Le tribunal de commerce entend les représentants du personnel au sein du conseil d’entreprise, ou à défaut les représentants du personnel au sein du CPPT ou à défaut la délégation syndicale ou à défaut une délégation du personnel.

 

2. Lorsque les projets de reprise sont connus

→ Il y a un conseil d’entreprise

 

Le cédant devra informer le conseil d’entreprise du ou des projets de transfert envisagé et de l’implication de ces différents projets pour les travailleurs. Cette information doit avoir lieu au préalable, à un moment approprié, selon les règles évoquées ci-avant (CCT n° 9). Elle doit porter au moins sur les éléments visés dans la CCT n° 102 (ci-dessous).

 

→ Il n’y a pas de conseil d’entreprise

 

En ce cas, la CCT n ° 102 prévoit que les travailleurs sont informés de la date fixée ou projetée pour le transfert, du motif du transfert, des conséquences juridiques et sociales du transfert et des  mesures envisagées à l’égard des travailleurs.

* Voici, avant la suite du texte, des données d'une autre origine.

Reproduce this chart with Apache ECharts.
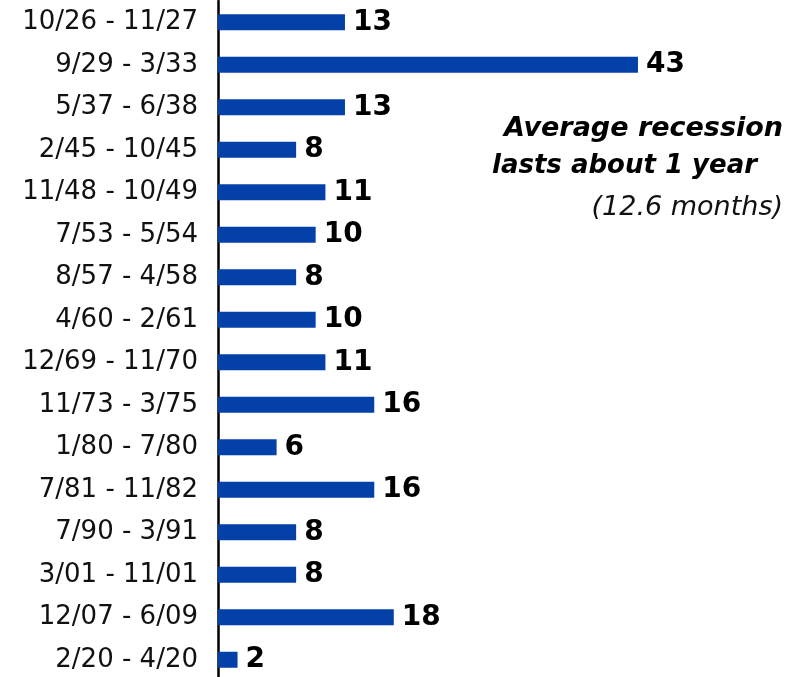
<!DOCTYPE html>
<html><head><meta charset="utf-8">
<script src="https://cdn.jsdelivr.net/npm/echarts@6/dist/echarts.min.js"></script>
<style>html,body{margin:0;padding:0;background:#fff;overflow:hidden}#c{width:806px;height:681px}</style>
</head><body><div id="c"></div>
<script>
const categories = ["10/26 - 11/27","9/29 - 3/33","5/37 - 6/38","2/45 - 10/45","11/48 - 10/49","7/53 - 5/54","8/57 - 4/58","4/60 - 2/61","12/69 - 11/70","11/73 - 3/75","1/80 - 7/80","7/81 - 11/82","7/90 - 3/91","3/01 - 11/01","12/07 - 6/09","2/20 - 4/20"];
const months = [13,43,13,8,11,10,8,10,11,16,6,16,8,8,18,2];
const noteLines = ["Average recession","lasts about 1 year","(12.6 months)"];

const chart = echarts.init(document.getElementById('c'), null, {renderer:'canvas'});
const FONT = 'DejaVu Sans';
chart.setOption({
  animation:false,
  grid:{left:218, right:2, top:1, bottom:0, containLabel:false},
  xAxis:{type:'value', min:0, max:60, show:false},
  yAxis:{type:'category', data:categories, inverse:true,
    axisLine:{show:true, lineStyle:{color:'#000', width:2.5}},
    axisTick:{show:false},
    axisLabel:{margin:20, fontFamily:FONT, fontSize:26, color:'#111'}},
  series:[{type:'bar', data:months, barWidth:16,
    itemStyle:{color:'#0341a8'},
    label:{show:true, position:'right', distance:8, fontFamily:FONT, fontWeight:'bold', fontSize:28, color:'#000'}}],
  graphic:[
    {type:'text', right:23, top:115, style:{text:noteLines[0], fontFamily:FONT, fontWeight:'bold', fontStyle:'italic', fontSize:27, fill:'#000', textAlign:'right'}},
    {type:'text', right:49, top:153, style:{text:noteLines[1], fontFamily:FONT, fontWeight:'bold', fontStyle:'italic', fontSize:26, fill:'#000', textAlign:'right'}},
    {type:'text', right:23, top:194, style:{text:noteLines[2], fontFamily:FONT, fontStyle:'italic', fontSize:27, fill:'#111', textAlign:'right'}}
  ]
});
</script></body></html>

Cette information doit avoir lieu au préalable, à un moment approprié ; elle incombe tant au débiteur qu’au mandataire de justice voire au(x) candidat(s) repreneur(s). Il n’est pas précisé comment cette information doit intervenir, en pratique.

 

         → Dans tous les cas : information individuelle des travailleurs qui sont concernés par le transfert

 

Le mandataire doit informer par recommandé les travailleurs concernés. L’information mentionne tous les droits, obligations, actions et dettes de l’entreprise à l’égard de ces travailleurs. Le(s) candidat(s) repreneur(s) reçoivent une copie de cette information.

 

3. Dans la sélection des projets par le mandataire

→ Le maintien de l’emploi intervient à 2 niveaux :

  • Dans la recherche des offres par le mandataire de justice, qui « sollicite des offres en veillant prioritairement au maintien de tout ou partie de l’activité de l’entreprise tout en ayant égard au droit des créanciers ».Il énonce, le cas échéant, dans son appel d’offres, la communication des garanties d’emploi.

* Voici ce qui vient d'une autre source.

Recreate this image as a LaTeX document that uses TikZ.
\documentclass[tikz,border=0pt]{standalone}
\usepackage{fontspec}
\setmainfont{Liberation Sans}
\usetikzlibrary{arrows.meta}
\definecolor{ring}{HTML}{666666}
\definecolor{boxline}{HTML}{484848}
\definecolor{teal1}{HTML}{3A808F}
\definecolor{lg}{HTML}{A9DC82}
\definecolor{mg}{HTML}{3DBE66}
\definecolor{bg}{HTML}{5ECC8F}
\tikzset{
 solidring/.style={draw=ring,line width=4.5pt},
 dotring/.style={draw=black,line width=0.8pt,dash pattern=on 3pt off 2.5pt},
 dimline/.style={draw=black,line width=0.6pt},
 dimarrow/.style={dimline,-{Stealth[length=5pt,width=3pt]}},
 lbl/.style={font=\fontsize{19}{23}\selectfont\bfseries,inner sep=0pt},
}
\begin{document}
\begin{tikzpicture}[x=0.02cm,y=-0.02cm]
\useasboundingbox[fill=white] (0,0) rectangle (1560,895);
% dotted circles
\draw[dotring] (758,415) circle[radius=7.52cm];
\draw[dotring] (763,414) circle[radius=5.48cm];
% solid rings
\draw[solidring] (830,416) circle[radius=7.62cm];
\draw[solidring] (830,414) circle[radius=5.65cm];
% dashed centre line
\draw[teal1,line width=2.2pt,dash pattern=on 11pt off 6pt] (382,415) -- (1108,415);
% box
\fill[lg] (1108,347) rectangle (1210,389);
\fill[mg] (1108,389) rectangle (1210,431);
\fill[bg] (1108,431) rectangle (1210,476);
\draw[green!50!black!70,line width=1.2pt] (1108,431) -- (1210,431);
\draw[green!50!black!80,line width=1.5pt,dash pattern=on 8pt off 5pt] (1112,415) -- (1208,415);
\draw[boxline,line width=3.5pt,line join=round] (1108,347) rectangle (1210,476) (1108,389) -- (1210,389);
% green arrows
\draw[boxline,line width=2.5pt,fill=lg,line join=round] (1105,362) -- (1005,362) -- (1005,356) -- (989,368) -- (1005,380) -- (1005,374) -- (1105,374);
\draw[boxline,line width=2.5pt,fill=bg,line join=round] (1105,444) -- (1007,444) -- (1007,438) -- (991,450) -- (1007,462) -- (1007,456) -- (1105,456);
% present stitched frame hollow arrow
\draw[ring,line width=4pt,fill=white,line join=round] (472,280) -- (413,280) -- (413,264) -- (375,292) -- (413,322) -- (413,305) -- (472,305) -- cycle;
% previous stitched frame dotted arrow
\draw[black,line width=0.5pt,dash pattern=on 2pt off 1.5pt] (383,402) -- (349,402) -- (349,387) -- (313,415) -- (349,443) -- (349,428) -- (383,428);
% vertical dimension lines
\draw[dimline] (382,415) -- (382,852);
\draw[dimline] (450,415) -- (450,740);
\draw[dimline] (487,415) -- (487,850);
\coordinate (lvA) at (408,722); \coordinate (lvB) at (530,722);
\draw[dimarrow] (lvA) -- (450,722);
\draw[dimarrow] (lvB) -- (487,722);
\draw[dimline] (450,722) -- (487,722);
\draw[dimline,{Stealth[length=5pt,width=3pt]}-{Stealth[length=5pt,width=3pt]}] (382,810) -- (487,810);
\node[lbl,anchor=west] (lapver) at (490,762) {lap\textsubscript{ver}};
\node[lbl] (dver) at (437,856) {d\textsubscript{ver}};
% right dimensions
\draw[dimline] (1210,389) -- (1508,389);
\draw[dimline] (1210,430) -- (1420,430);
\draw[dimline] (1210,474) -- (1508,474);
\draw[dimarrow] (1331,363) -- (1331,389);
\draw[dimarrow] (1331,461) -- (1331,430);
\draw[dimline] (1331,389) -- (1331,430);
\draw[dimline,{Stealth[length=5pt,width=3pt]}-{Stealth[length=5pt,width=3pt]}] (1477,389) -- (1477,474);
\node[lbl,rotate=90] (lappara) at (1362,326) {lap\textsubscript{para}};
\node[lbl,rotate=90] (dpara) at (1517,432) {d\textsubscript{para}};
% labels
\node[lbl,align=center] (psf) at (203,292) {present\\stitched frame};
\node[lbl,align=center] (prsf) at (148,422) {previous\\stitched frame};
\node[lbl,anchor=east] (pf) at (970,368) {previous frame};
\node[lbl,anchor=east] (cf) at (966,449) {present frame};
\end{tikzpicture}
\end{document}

  • Dans la sélection de(s) l’offre(s) que le mandataire présentera au tribunal de commerce, pour homologation : si le mandataire est face à des offres comparables, alors il doit accorder la priorité à celle qui garantit la permanence de l’emploi par un accord social. Le maintien de l’emploi est donc un critère prioritaire uniquement en cas d’offres comparables. La notion d’offres « comparables » n’est pas précisée : s’agit-il d’un même prix ? Quid si le repreneur propose de reprendre moins de travailleurs mais propose un prix nettement supérieur ?

4. Dans l’homologation du projet de transfert par le tribunal de commerce

Les travailleurs sont entendus par le tribunal, plus exactement les représentants du personnel au sein du conseil d’entreprise, ou à défaut les représentants du personnel au sein du CPPT ou à défaut la délégation syndicale ou à défaut une délégation du personnel. En pratique, le tribunal entend généralement tout travailleur qui le souhaite.

Le mandataire devra donc veiller à informer les travailleurs concernés des jours et heures de l’audience fixée pour l’examen de la requête en homologation du projet de transfert.